Friday, November 24, 2006

 

US$ "Taking It On The Nose"

The Associated Press reports on the US dollar. "The dollar dropped against other major currencies Friday and fell to a year-and-a-half low against the euro, weakened by expectations of higher European interest rates. In late afternoon New York trading, the 12-nation euro bought $1.3079, up from $1.2941 late Thursday in New York. The euro hasn't traded above $1.30 since April 2005 and it briefly topped $1.31 in trading before easing back."

"The dollar slipped against the Japanese currency, falling to 115.75 yen from 116.26 the day before, while the British pound rose to $1.9317 from $1.9156."

The euro was aided by a report which showed that business confidence rose unexpectedly for a second month in a row to a 15-year high. Thursday's Thanksgiving Day holiday may have made markets more volatile by keeping trading volumes relatively light. Many U.S. dealers also took Friday off as part of a long holiday weekend."

"The Ifo report firmed up expectations that the European Central Bank will continue to raise interest rates, with the next increase forecast for December. In contrast, many believe that the Federal Reserve will keep rates on hold or cut them next year."

"The ECB has raised rates five times since last year to 3.25 percent, while the Fed has left its rate at 5.25 percent for three months after 17 hikes since June 2004."


"In other trading, the dollar bought 1.2105 Swiss francs, down from 1.2246 late Thursday, and 1.1331 Canadian dollars, down from 1.1419."

"Analysts said that the dollar's fall was spurred by increasing worries that the interest-rate differential between the U.S. and other parts of the world will narrow soon."

"The concerns come from a mix of developments, including speculation that the U.S. central bank may lower interest rates earlier than expected, as well as comments from China warning about the risk to Asian currency reserves from further dollar declines."

"Gold futures rallied Friday as the dollar tumbled to a 1 1/2-year low against the euro and an almost two-year low against the British pound on concerns about flagging economic growth in the U.S. Platinum continued its trend of extreme volatility, rising $34 in the Friday session alone."

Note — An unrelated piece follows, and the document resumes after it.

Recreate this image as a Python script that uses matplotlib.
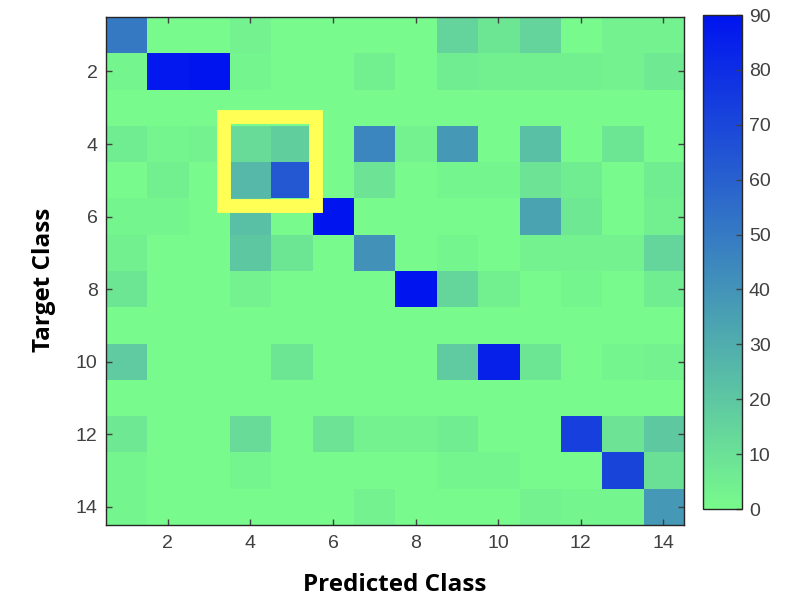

"With the stock market closed at 1 p.m. Eastern, gold for December delivery was up $9.60 at $638.60 an ounce in electronic trading. The New York Mercantile Exchange is closed for trading Friday, leaving the electronic Chicago Board of Trade contract as only way to trade the precious metal. It's the first time the CBOT contract has been open while Nymex is closed."

"'The dollar is taking it on the nose as slow holiday trade in the U.S. is also helping to push gold much higher,' said Kevin Kerr, a trader and editor. 'Gold seems to be building a consensus of buyers at this level and many bullish factors are at work -- the bearish turn for the dollar seems to be even more juice for the gold price,' he said."

"Silver futures were up 43 cents at $13.47 an ounce. Platinum recovered from a steep sell-off Wednesday to trade up $34 at $1,188 an ounce. Palladium was up $4.95 at $330.95 an ounce."

Comments:
Wow, this steep a drop in such short a time is worrying. Check out the five day charts for the US$ in:

Yen

Swiss francs
 
Maybe that currency crisis isn't as far off as everyone would have us think, eh?
 
THE U.S. DOLLAR IS THE WEEK'S BIGGEST TURKEY

Peter Schiff: While Americans were busy digesting their Thanksgiving feasts, the rest of the world was barfing up dollars.
 
not good if you understand how vital the dollar is to our markets and economy.
 
This is EXACTLY why you hold PMs physically.

Most likely it will take years to unwind all the problems facing this country. However... any number of events could cause the markets to seize up literally overnight.

Needless to say, very few are prepared for such circumstances.
 
I'm watching gold and silver very closely now.
 
Very interesting times indeed.

We may be approaching the end of phase II of the PM bull. Short of something really nasty happening, I still expect at least one more huge correction prior to phase III, though.